Jak się dowiadujemy Dorota T. - rzekoma szefowa gangu - to menedżerka lokalu. Wśród aresztowanych są m.in. jego ochroniarze.

Sweet Cabaret reklamuje się jako ekskluzywna agencja towarzyska. "Wreszcie będziecie mogli oderwać się od monotonności i zapomnieć o kłopotach! Wieczór w przytulnych wnętrzach, podniecająco wyczerpujący pobyt w gorącym jacuzzi, miłe doznania w lustrzanym pokoju, a wszędzie towarzyszyć Wam będą spragnione, nienasycone, gotowe zaspokoić każdą Waszą potrzebę, piękne kobiety! Z przyjemnością pomogą Wam w urzeczywistnieniu każdej fantazji – sprawią że będziecie śnili na jawie!" - czytamy na jej stronie internetowej. Co ciekawe na wszystkie usługi lokalu gość mógł dostać fakturę VAT. Jak czytamy na stronie Sweet Cabaret na fakturze byłyby wpisane... "usługi gastronomiczne". Chociaż z tej samej strony internetowej wynika, że Sweet Cabaret oferował nie tylko gastronomię a także "piękne kobiety, taniec go-go, sex jacuzzi, drink bar, luksusowe pokoje".

W lokalu działała m.in. strefa vip. Za jej rezerwację trzeba było zapłacić 500 złotych. "Stworzyliśmy tę strefę z celu zaspokojenia najbardziej indywidualnych wymagań naszych gości. Jest to odizolowana, niezależna część lokalu, spełniająca wszystkie warunki bezpieczeństwa, anonimowości i intymności do najbardziej wyrafinowanej zabawy w hermetycznym gronie" - czytamy w ofercie klubu.

Sweet Cabaret na swojej stronie rekrutował też kobiety do pracy. "Serdecznie zapraszamy atrakcyjne dziewczyny, które ukończyły 18 a nie przekroczyły 35 lat, również panie puszyste" - czytamy w ogłoszeniu.

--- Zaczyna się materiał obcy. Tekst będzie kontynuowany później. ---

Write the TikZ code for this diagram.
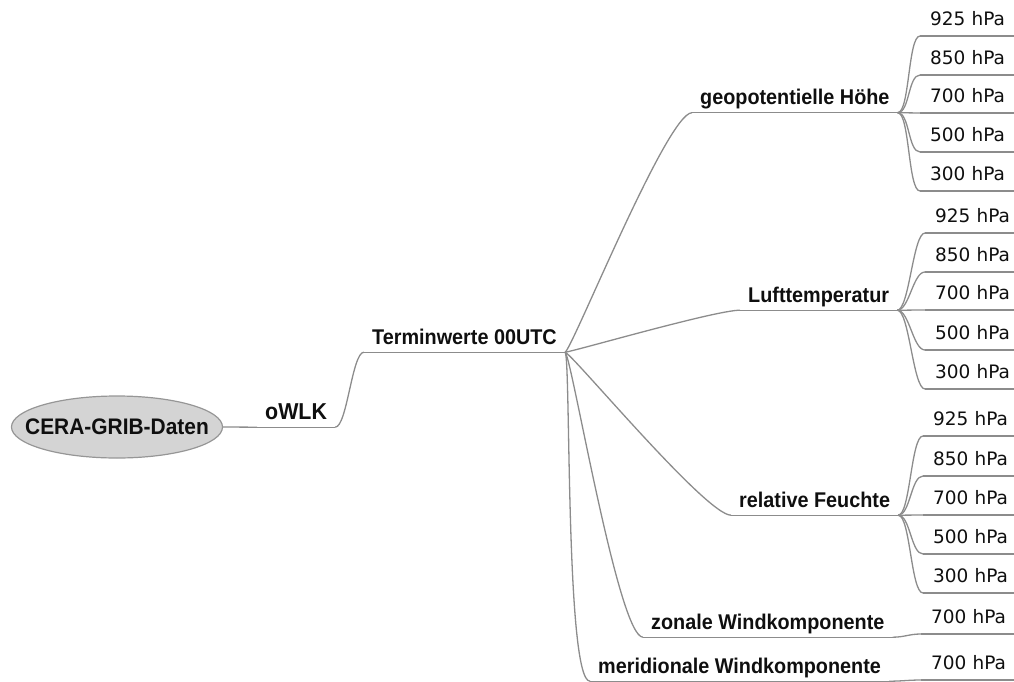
\documentclass[tikz,border=0pt]{standalone}
\usepackage{fontspec}
\setmainfont{Liberation Sans}[BoldFeatures={FakeStretch=0.93}]
\newfontfamily\leaffont{DejaVu Sans}
\usetikzlibrary{shapes.geometric}
\definecolor{edgegray}{RGB}{140,140,140}
\definecolor{rootfill}{RGB}{212,212,212}
\definecolor{rootline}{RGB}{150,150,150}
\definecolor{txt}{RGB}{15,15,15}
\tikzset{
  edge/.style={draw=edgegray, line width=1.3pt},
  rootnode/.style={ellipse, draw=rootline, line width=1.2pt, fill=rootfill, minimum width=211pt, minimum height=62pt, inner xsep=-40pt, inner ysep=0pt, text=txt, font=\fontsize{22.5}{26}\selectfont\bfseries},
  inner/.style={anchor=base west, inner xsep=8pt, inner ysep=0pt, text depth=8pt, text=txt, font=\fontsize{21.3}{25}\selectfont\bfseries},
  leaf/.style={anchor=south west, inner xsep=10pt, inner ysep=0pt, text depth=10.5pt, text width=80pt, align=left, text=txt, font=\fontsize{18.5}{22}\selectfont\leaffont},
}
\begin{document}
\begin{tikzpicture}[x=1pt,y=-1pt]
\useasboundingbox (0,0) rectangle (1014,682);
\clip (0,0) rectangle (1014,682);

% root and main chain
\node[rootnode] (root) at (117,427) {CERA-GRIB-Daten};
\node[inner, font=\fontsize{23}{26}\selectfont\bfseries] (owlk) at (257,419) {oWLK};
\node[inner] (term) at (364,344) {Terminwerte 00UTC};

% level 3
\node[inner] (geo) at (692,104.5) {geopotentielle Höhe};
\node[inner] (luft) at (740,302) {Lufttemperatur};
\node[inner] (rel) at (731,507) {relative Feuchte};
\node[inner] (zon) at (643,629) {zonale Windkomponente};
\node[inner] (mer) at (590,673) {meridionale Windkomponente};

% leaves
\node[leaf] (g1) at (920,36) {925 hPa};
\node[leaf] (g2) at (920,75) {850 hPa};
\node[leaf] (g3) at (920,113) {700 hPa};
\node[leaf] (g4) at (920,152) {500 hPa};
\node[leaf] (g5) at (920,191) {300 hPa};

\node[leaf] (l1) at (925,233) {925 hPa};
\node[leaf] (l2) at (925,272) {850 hPa};
\node[leaf] (l3) at (925,310) {700 hPa};
\node[leaf] (l4) at (925,350) {500 hPa};
\node[leaf] (l5) at (925,389) {300 hPa};

\node[leaf] (r1) at (923,436) {925 hPa};
\node[leaf] (r2) at (923,476) {850 hPa};
\node[leaf] (r3) at (923,515) {700 hPa};
\node[leaf] (r4) at (923,554) {500 hPa};
\node[leaf] (r5) at (923,593) {300 hPa};

\node[leaf] (z1) at (921,634) {700 hPa};
\node[leaf] (m1) at (921,680) {700 hPa};

% underlines
\foreach \n in {owlk,term,geo,luft,rel,zon,mer,g1,g2,g3,g4,g5,l1,l2,l3,l4,l5,r1,r2,r3,r4,r5,z1,m1}
  \draw[edge] (\n.south west) -- (\n.south east);

% connectors
\draw[edge] (root.east) -- (owlk.south west);
\draw[edge] (owlk.south east) .. controls +(12,0) and +(-12,0) .. (term.south west);
\foreach \c in {geo,luft,rel,zon,mer}
  \draw[edge] (term.south east) .. controls +(6,0) and +(-25,0) .. (\c.south west);
\foreach \c in {g1,g2,g3,g4,g5}
  \draw[edge] (geo.south east) .. controls +(12,0) and +(-12,0) .. (\c.south west);
\foreach \c in {l1,l2,l3,l4,l5}
  \draw[edge] (luft.south east) .. controls +(12,0) and +(-12,0) .. (\c.south west);
\foreach \c in {r1,r2,r3,r4,r5}
  \draw[edge] (rel.south east) .. controls +(12,0) and +(-12,0) .. (\c.south west);
\draw[edge] (zon.south east) .. controls +(12,0) and +(-12,0) .. (z1.south west);
\draw[edge] (mer.south east) .. controls +(12,0) and +(-12,0) .. (m1.south west);
\end{tikzpicture}
\end{document}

Oprócz wysokich zarobków i "prowizji z baru" oferował m.in. indywidualną reklamę w serwisach internetowych i zakwaterowanie. "Naszymi klientami są ludzie z klasą, zamożni, kulturalni, zarówno Polacy, jak również goście z całej Europy" - zachwalali właściciele.

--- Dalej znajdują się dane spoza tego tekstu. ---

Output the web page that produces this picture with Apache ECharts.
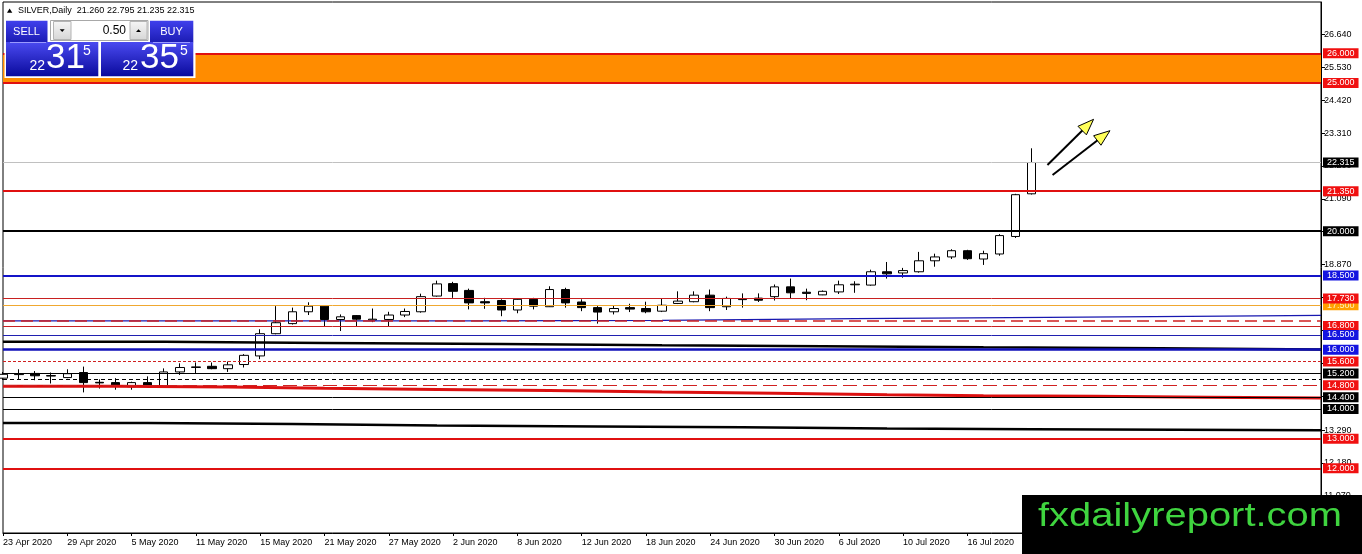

Za sutenerstwo grozi do trzech lat więzienia, za udział w grupie przestępczej do pięciu, a za kierowanie nią nawet dziesięć lat więzienia.

Jak się dowiadujemy razem z policjantami w działaniach na terenie lokalu uczestniczyli celnicy i pracownicy urzędu skarbowego. Celnicy zabrali nielegalne automaty hazardowe, które stały w nocnym klubie. Fiskus z pewnością zainteresuje się ofertą wystawiania faktury VAT na "usługi gastronomiczne". Gdyby okazało się, że ktoś komu taką fakturę wystawiono w rzeczywistości korzystał nie tylko z usług gastronomicznych a również seksualnych i za nie zapłacił a potem wydatki te te jako "gastronomiczne" wliczył w koszty swojego biznesu, teraz może mieć poważne kłopoty. I to nie tylko z urzędem skarbowym ale i z prokuraturą. Bo może odpowiadać za posłużenie się dokumentem poświadczającym nieprawdę.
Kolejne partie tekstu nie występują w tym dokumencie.